In The Sun Also Rises, Hemingway often seemed more interested in how much food he was eating rather than focusing on the nuances of what he was eating. Here's a passage from Book 2 of Hemingway's love letter to Spain:

"The first meal in Spain was always a shock with the hors d'oeuvres, an egg course, two meat courses, vegetables, salad, and dessert and fruit. You have to drink plenty of wine to get it all down."

While Hemingway was busy eating plenty of meat, my goal in this series on Madrid is to explore the subtle nuances that typify great and true cooking in 21st century Madrid -- what I like to refer to as the culinary capital of Europe.

My first and favorite example of Madrid's culinary artistry is Angel Palacios, the chef at La Broche (www.labroche.com), and his managing director, service staff manager and partner Jesus Cobo. Palacios is the Francisco de Goya of Spanish chefs: He is an artist who can paint his plates with rich textures and vibrant colors. He can paint with great complexity, or stark simplicity and honesty. On my visit to La Broche I enjoyed a course that was dubbed "Chicken with Crayfish." The secret underlying this dish was a combination of complementary flavors-saffron and chocolate, to accent the prime ingredients.

"This is the type of food that my grandmother would cook for me while I was growing up in Catalonia, where, in truth, this a very traditional dish," says Palacios, who took over as executive chef in the past year and along with Jesus Cobo has guided the menu to a more traditional approach to Spanish cooking. "My goal is to present the traditional and authentic food of Spain with techniques and surprises to challenge the imagination and delight the senses."

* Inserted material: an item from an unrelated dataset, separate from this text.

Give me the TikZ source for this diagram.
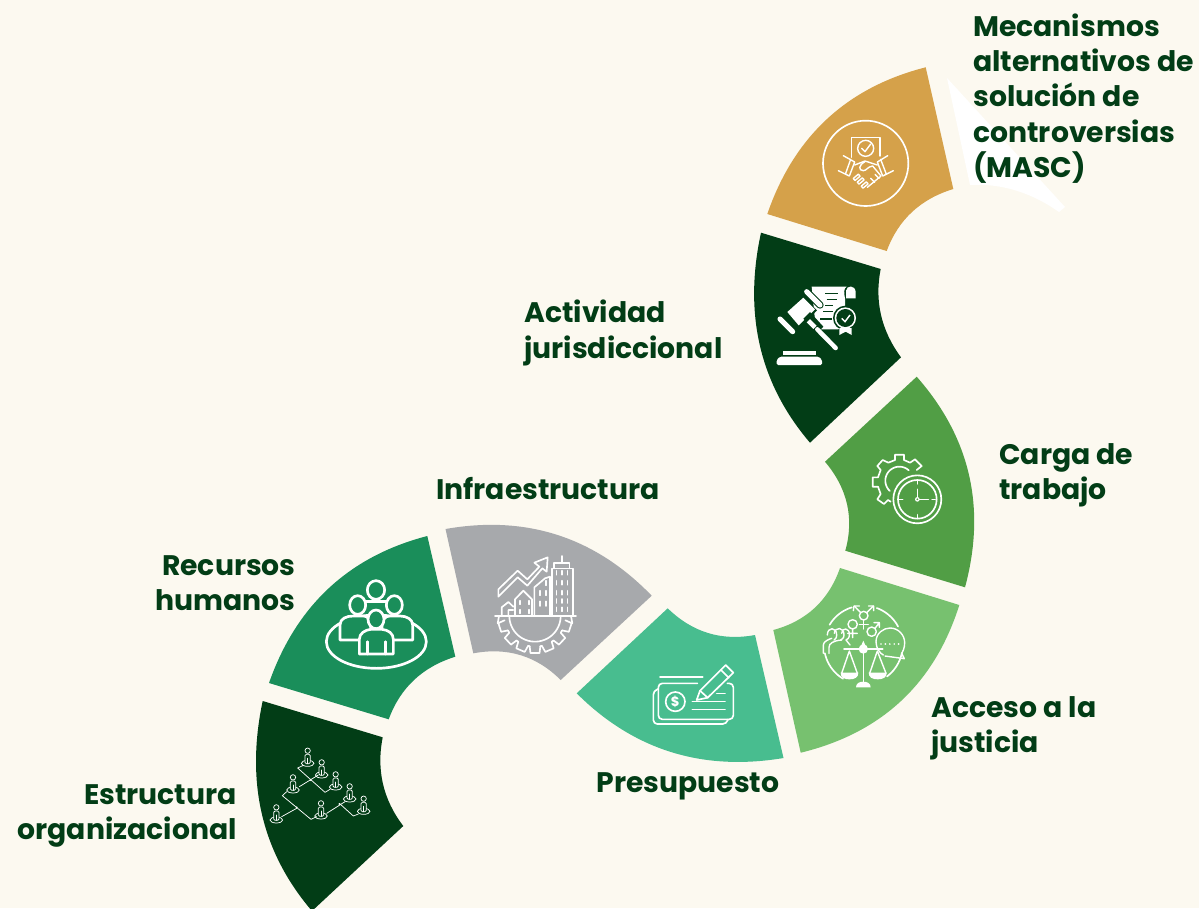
\documentclass[tikz,border=0pt]{standalone}
\usepackage{fontspec}
\setmainfont{Poppins}
\usetikzlibrary{calc}
\definecolor{bgc}{HTML}{FCF9F0}
\definecolor{dk}{HTML}{023D16}
\definecolor{cg}{HTML}{1A8E5A}
\definecolor{gr}{HTML}{A7A9AC}
\definecolor{tq}{HTML}{48BD8F}
\definecolor{lg}{HTML}{77C16F}
\definecolor{mg}{HTML}{519E45}
\definecolor{au}{HTML}{D5A14A}
\tikzset{
  lab/.style={text=dk,font=\bfseries\fontsize{21.2}{26.5}\selectfont,inner sep=0pt,align=left},
  labr/.style={lab,align=right},
  ic/.style={draw=white,line width=1.25pt,line cap=round,line join=round},
  icn/.style={ic,line width=1.05pt},
  icb/.style={draw=white,line width=2pt,line cap=round,line join=round},
  ict/.style={draw=white,line width=.55pt,line cap=round,line join=round}
}
\newcommand\seg[7]{% colour, A, M1, B, C, M2, D
  \coordinate (qa) at ($2*(#3)-.5*(#2)-.5*(#4)$);
  \coordinate (qb) at ($2*(#6)-.5*(#5)-.5*(#7)$);
  \fill[#1] (#2) .. controls ($(#2)!2/3!(qa)$) and ($(#4)!2/3!(qa)$) .. (#4)
   -- (#5) .. controls ($(#5)!2/3!(qb)$) and ($(#7)!2/3!(qb)$) .. (#7) -- cycle;}
\newcommand\parc[6][ic]{\draw[#1] plot[domain=#5:#6,samples=30,smooth] ({#2+#4*cos(\x)},{#3+#4*sin(\x)});}
\newcommand\teeth[6][ic]{% cx cy r1 r2 list
  \foreach \a in {#6}{\draw[#1] ({#2+#4*cos(\a-10)},{#3+#4*sin(\a-10)}) -- ({#2+#5*cos(\a-7)},{#3+#5*sin(\a-7)}) -- ({#2+#5*cos(\a+7)},{#3+#5*sin(\a+7)}) -- ({#2+#4*cos(\a+10)},{#3+#4*sin(\a+10)});}}
\newcommand\orgp[2]{%
  \draw[ict] (#1,#2+12) ellipse (19 and 9);
  \draw[ict,fill=dk] (#1,#2-26) circle (8);
  \draw[ict,fill=dk,rounded corners=1pt] (#1-8,#2+13) -- (#1-8,#2-15) -- (#1+8,#2-15) -- (#1+8,#2+13) -- cycle;
  \draw[ict] (#1,#2+13) -- (#1,#2-3);}
\begin{document}
\begin{tikzpicture}[x=0.75pt,y=-0.75pt]
\useasboundingbox (0,0) rectangle (1199,908);
\clip (0,0) rectangle (1199,908);
\fill[bgc] (0,0) rectangle (1199,908);
% stray white shape
\fill[white] (947,78) -- (1065,207) -- (1059,212) .. controls (1035,195) and (1005,183) .. (970,185) -- cycle;
% ring segments
\seg{dk}{262.7,701}{262,814.5}{312,911}{403.3,826}{383,784}{382.7,737.3}
\seg{cg}{269,683}{329,588}{427.3,536}{455.3,656.7}{414,680}{388.7,719.3}
\seg{gr}{445.5,529}{557.6,535}{651.7,595.7}{560.7,680}{520.7,655.2}{473.3,653.3}
\seg{tq}{576.7,693.3}{671,752}{783.5,758}{755,635}{708,633}{667.7,608.3}
\seg{lg}{800.7,752.7}{901,701}{959.3,605}{840,568}{814.8,607.8}{773.3,630}
\seg{mg}{916.7,376.7}{969,475}{965,587.3}{845.3,550.7}{847,504}{825,461.7}
\seg{dk}{761,232.7}{760,346}{810,442.7}{901,357.3}{881,315}{880.7,269}
\seg{au}{767.3,214}{827,119}{925.7,67.3}{953.3,189}{912,212}{886.7,251}
% --- handshake icon
\begin{scope}[shift={(750,50)},scale=1/3]
 \draw[ic] (347,340) circle (128);
 \draw[icn] (305,322) -- (305,263) -- (390,263) -- (390,318);
 \draw[icn] (347,295) circle (24);
 \draw[icn] (335,295) -- (345,305) -- (362,282);
 \draw[icn] (280,317) -- (314,336) (265,362) -- (298,378) (302,328) -- (287,370) (314,336) -- (298,378);
 \draw[icn] (413,317) -- (382,336) (430,362) -- (398,378) (392,328) -- (408,370) (382,336) -- (398,378);
 \draw[icn] (314,345) -- (345,333) -- (382,345);
 \draw[icn] (345,335) .. controls (325,345) and (325,362) .. (340,362) .. controls (350,362) and (352,350) .. (368,348) -- (393,378) -- (352,412);
 \foreach \p/\q in {320/382,332/393,344/405}{\draw[icn,fill=au,rotate around={40:(\p,\q)}] (\p-10,\q-4) rectangle (\p+10,\q+4);}
 \draw[icn] (362,385) -- (374,397) (375,373) -- (387,385);
\end{scope}
% --- gavel icon
\begin{scope}[shift={(740,230)},scale=1/3]
 \fill[white] (215,170) -- (320,170) .. controls (310,175) and (312,190) .. (315,205) -- (315,280) -- (295,298) -- (225,298) -- (225,270) -- cycle;
 \fill[white] (318,205) -- (318,182) .. controls (320,165) and (345,165) .. (347,185) -- (347,205) -- cycle;
 \draw[dk,line width=.9pt] (255,190) -- (295,190) (260,208) -- (290,208) (255,226) -- (280,226) (250,245) -- (280,245) (240,267) -- (275,267);
 \fill[dk] (316,264) circle (37);
 \fill[white] (316,264) circle (32);
 \fill[dk] (316,264) circle (27);
 \fill[white] (298,294) -- (335,294) -- (335,315) -- (317,305) -- (298,315) -- cycle;
 \draw[white,line width=1.1pt] (305,265) -- (315,275) -- (330,255);
 \draw[dk,line width=5.5pt,line cap=round] (200,185) -- (240,225);
 \draw[white,line width=3.8pt,line cap=round] (120,267) -- (158,305);
 \draw[white,line width=3.8pt,line cap=round] (200,185) -- (240,225);
 \fill[dk] (131,254) -- (187,198) -- (231,241) -- (175,297) -- cycle;
 \fill[white] (142,246) -- (190,203) -- (225,238) -- (176,286) -- cycle;
 \fill[dk] (190,266) -- (210,246) -- (250,290) -- (230,310) -- cycle;
 \draw[white,line width=3.5pt] (205,272) -- (225,292);
 \draw[white,line width=3.4pt,line cap=round] (232,298) -- (287,354);
 \fill[white,rounded corners=1pt] (110,405) -- (110,390) -- (120,380) -- (236,380) -- (246,390) -- (246,405) -- cycle;
 \fill[white] (130,362) rectangle (227,375);
\end{scope}
% --- gear clock icon
\begin{scope}[shift={(740,230)},scale=1/3]
 \draw[ic] (532,808) circle (72) (532,808) circle (58);
 \draw[ic] (532,808) -- (532,778) (532,808) -- (565,808);
 \fill[white] (532,808) circle (7);
 \fill[mg] (532,808) circle (3);
 \draw[icn] (532,752) -- (532,762) (478,808) -- (488,808) (576,808) -- (586,808) (532,854) -- (532,864);
 \parc{478}{752}{42}{-48}{-227}
 \draw[ic] plot coordinates {(530,720) (545,708) (525,688) (510,698) (492,690) (492,674) (465,674) (465,690) (445,698) (428,690) (412,708) (422,720) (414,742) (398,742) (398,770) (414,770) (422,792) (412,808) (432,822) (444,810) (452,815)};
\end{scope}
% --- scales icon
\begin{scope}[shift={(770,570)},scale=1/3]
 \parc{280}{225}{118}{211}{253}
 \parc{280}{225}{118}{-70}{-28}
 \parc{280}{225}{118}{168}{121}
 \parc{280}{225}{118}{53}{12}
 \draw[icn] (281,137) circle (13);
 \draw[icn] (272,128) -- (253,108) (290,128) -- (310,108);
 \draw[icn] (250,122) -- (252,108) -- (268,108) (296,108) -- (311,108) -- (311,122);
 \draw[icn] (281,150) -- (281,177) (268,163) -- (295,163);
 \draw[icn] (248,163) circle (14) (248,177) -- (248,203) (233,190) -- (262,190);
 \draw[icn] (305,185) circle (14) (315,175) -- (328,158) (312,158) -- (328,158) -- (328,172);
 \draw[icn] (172,195) .. controls (172,170) and (200,170) .. (200,195) .. controls (200,205) and (195,208) .. (192,210);
 \draw[icn] (193,190) .. controls (195,170) and (222,170) .. (222,195) .. controls (222,205) and (215,208) .. (212,210);
 \draw[icn] (215,190) .. controls (215,172) and (240,172) .. (238,195) .. controls (238,205) and (232,208) .. (228,210) -- (240,225);
 \draw[icn] (160,250) -- (160,225) .. controls (160,215) and (175,208) .. (185,205);
 \draw[icn] (177,250) -- (177,232) .. controls (177,220) and (190,212) .. (215,210);
 \draw[icn] (340,255) .. controls (330,250) and (318,235) .. (318,215) .. controls (318,190) and (340,174) .. (360,174) .. controls (385,174) and (404,195) .. (404,218) .. controls (404,235) and (398,245) .. (395,250) -- (403,266) -- (345,258);
 \draw[white,line width=1.4pt,line cap=round,dash pattern=on 0pt off 3.3pt] (333,222) -- (388,222);
 \draw[ic] (222,237) -- (338,237);
 \fill[white] (280,237) circle (14) (273,228) -- (280,212) -- (287,228) -- cycle;
 \draw[ic] (280,250) -- (280,338);
 \fill[white] (258,352) .. controls (258,340) and (268,335) .. (280,335) .. controls (292,335) and (302,340) .. (302,352) -- cycle;
 \draw[icn] (238,243) -- (215,310) (238,243) -- (262,310) (322,243) -- (299,310) (322,243) -- (348,310);
 \fill[white] (212,308) -- (265,308) .. controls (265,322) and (255,328) .. (238,328) .. controls (222,328) and (212,322) .. (212,308) -- cycle;
 \fill[white] (296,308) -- (350,308) .. controls (350,322) and (340,328) .. (323,328) .. controls (307,328) and (296,322) .. (296,308) -- cycle;
\end{scope}
% --- cheque icon
\begin{scope}[shift={(440,530)},scale=1/3]
 \draw[ic] (660,440) -- (788,440);
 \draw[ic,rounded corners=3pt] (772,460) -- (655,460) -- (655,568) -- (880,568) -- (880,460) -- (862,460);
 \draw[ic,rounded corners=3pt] (655,477) -- (640,482) -- (640,582) -- (860,582) -- (864,568);
 \draw[ic] (706,515) circle (29);
 \node[inner sep=0pt,text=white,font=\bfseries\fontsize{10}{10}\selectfont] (dollar) at (706,515) {\$};
 \draw[ic] (757,514) -- (855,514) (757,538) -- (855,538) (830,490) -- (855,490);
 \draw[ic] (770,510) -- (780,482) -- (857,405) -- (880,428) -- (803,503) -- cycle;
 \draw[ic] (843,420) -- (866,443) (780,482) -- (803,503);
\end{scope}
% --- building gear icon
\begin{scope}[shift={(440,530)},scale=1/3]
 \draw[ic] (165,258) -- (408,258);
 \parc{285}{258}{77}{0}{180}
 \teeth{285}{258}{92}{112}{18,43,67,90,113,137,162}
 \foreach \a/\b in {28/33,53/57,77/80,100/103,123/127,147/152}{\parc{285}{258}{92}{\a}{\b}}
 \draw[ic] (177,258) -- (173,280) (393,258) -- (397,280);
 \draw[ic] (335,258) -- (335,115) -- (398,115) -- (398,258) (342,115) -- (342,98) -- (388,98) -- (388,115) (365,98) -- (365,78);
 \foreach \y in {130,160,190,215,240}{\foreach \x in {349,366,382}{\draw[ic] (\x,\y-8) -- (\x,\y+4);}}
 \draw[ic] (283,258) -- (283,172) -- (315,145) -- (330,140) -- (330,258);
 \foreach \x/\y in {300/190,318/160,318/190,300/222,318/222}{\draw[ic] (\x,\y-8) -- (\x,\y+6);}
 \draw[ic] (225,258) -- (225,208) -- (250,182) -- (276,208) -- (276,258);
 \foreach \x/\y in {240/218,266/218,240/245,266/245}{\draw[ic] (\x,\y-6) -- (\x,\y+5);}
 \draw[ic] (185,258) -- (185,232) -- (205,216) -- (220,230) (205,258) -- (205,240) -- (220,240);
 \draw[ic] (175,178) -- (233,122) -- (262,148) -- (298,110) -- (283,98) -- (323,82) -- (320,125) -- (307,115) -- (262,167) -- (233,142) -- (175,200) -- cycle;
\end{scope}
% --- people icon
\begin{scope}[shift={(250,530)},scale=1/3]
 \draw[icb] (379,335) ellipse (150 and 80);
 \tikzset{pf/.style={icb,fill=cg}}
 \draw[pf] (340,235) -- (340,215) -- (416,215) -- (416,235);
 \draw[pf] (378,180) ellipse (26 and 28);
 \draw[pf] (270,330) -- (270,285) .. controls (270,265) and (290,258) .. (310,258) -- (340,258) .. controls (355,258) and (360,270) .. (362,285) -- (362,330) -- cycle;
 \draw[pf] (323,225) ellipse (24 and 28);
 \draw[pf] (396,285) .. controls (396,270) and (405,258) .. (420,258) -- (450,258) .. controls (470,258) and (488,268) .. (488,285) -- (488,330) -- (396,330) -- cycle;
 \draw[pf] (433,225) ellipse (24 and 28);
 \draw[pf] (328,372) -- (328,328) .. controls (328,310) and (345,300) .. (362,298) -- (396,298) .. controls (415,300) and (430,310) .. (430,328) -- (430,372) -- cycle;
 \draw[pf] (378,268) ellipse (24 and 28);
 \draw[icb] (352,335) -- (352,372) (406,335) -- (406,372);
\end{scope}
% --- org chart icon
\begin{scope}[shift={(250,530)},scale=1/3]
 \draw[ict] (160,706) -- (143,714) -- (225,787) -- (240,778);
 \draw[ict] (110,785) -- (97,797) -- (183,868) -- (200,860);
 \draw[ict] (148,770) -- (205,735);
 \draw[ict] (95,860) -- (140,835);
 \draw[ict] (230,850) -- (285,815);
 \draw[ict] (268,820) -- (310,858) -- (325,852);
 \fill[white] (182,750) circle (3) (268,822) circle (3) (140,832) circle (3);
 \orgp{173}{688}
 \orgp{215}{723}
 \orgp{257}{759}
 \orgp{299}{795}
 \orgp{341}{832}
 \orgp{129}{768}
 \orgp{213}{846}
 \orgp{79}{858}
\end{scope}
% --- labels
\node[lab,anchor=west] (masc) at (973,98.5) {Mecanismos\\alternativos de\\solución de\\controversias\\(MASC)};
\node[lab,anchor=west] (act) at (524,333) {Actividad\\jurisdiccional};
\node[lab,anchor=west] (carga) at (999,475) {Carga de\\trabajo};
\node[lab,anchor=west] (acceso) at (931,728) {Acceso a la\\justicia};
\node[lab,anchor=center] (pres) at (688,786) {Presupuesto};
\node[lab,anchor=center] (infra) at (548,489) {Infraestructura};
\node[labr,anchor=east] (rec) at (296,583) {Recursos\\humanos};
\node[labr,anchor=east] (est) at (237,816) {Estructura\\organizacional};
\end{tikzpicture}
\end{document}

Take a look at my tasting menu from a recent visit:

  • White anchovy with "Ajoblanco"
  • French fries
  • Fried egg with red sausage
  • Artichoke with duck liver and Champagne sauce
  • Lamb sweetbreads with squids
  • Rice broth with sea urchin roes and cockscomb
  • Sole with beef tongue, peas and broad beans
  • Monkfish with liver and corn
  • Chicken with crayfish
  • Sirloin with parsnip and salsify
  • White chocolate with cardamom
  • Pistachio sponge cake with yoghurt ice cream
  • Textures of cocoa

While I was waiting for one of the many courses to arrive, I viewed a vegetable plate at the neighboring table that was as colorful as an open-air market in the Pyrenees.  "This dish was a good example of how I work with vegetables to create different textures on a plate, with the produce transformed into terrines, cakes, sponges and sorbets."

Madrid Summer Menu

Palacios and Cobo change the menu to suit each season and the periodic climate changes in Spain; the summer menu reflects the vibrant produce that is available locally in Spain right now. Here are Palacios's analytical comments on some of the new dishes at La Broche:

Strawberry Gazpacho: "I make this cold soup, native to the south of Spain, with shrimp essence, shrimp oil, caramelized strawberries, peeled and grilled shrimp, baby spring onion and I serve it with olive oil ice cream. I'm very proud of this dish, as it is the perfect way to enjoy the beautiful strawberries that are at the peak of freshness in Spain in summer."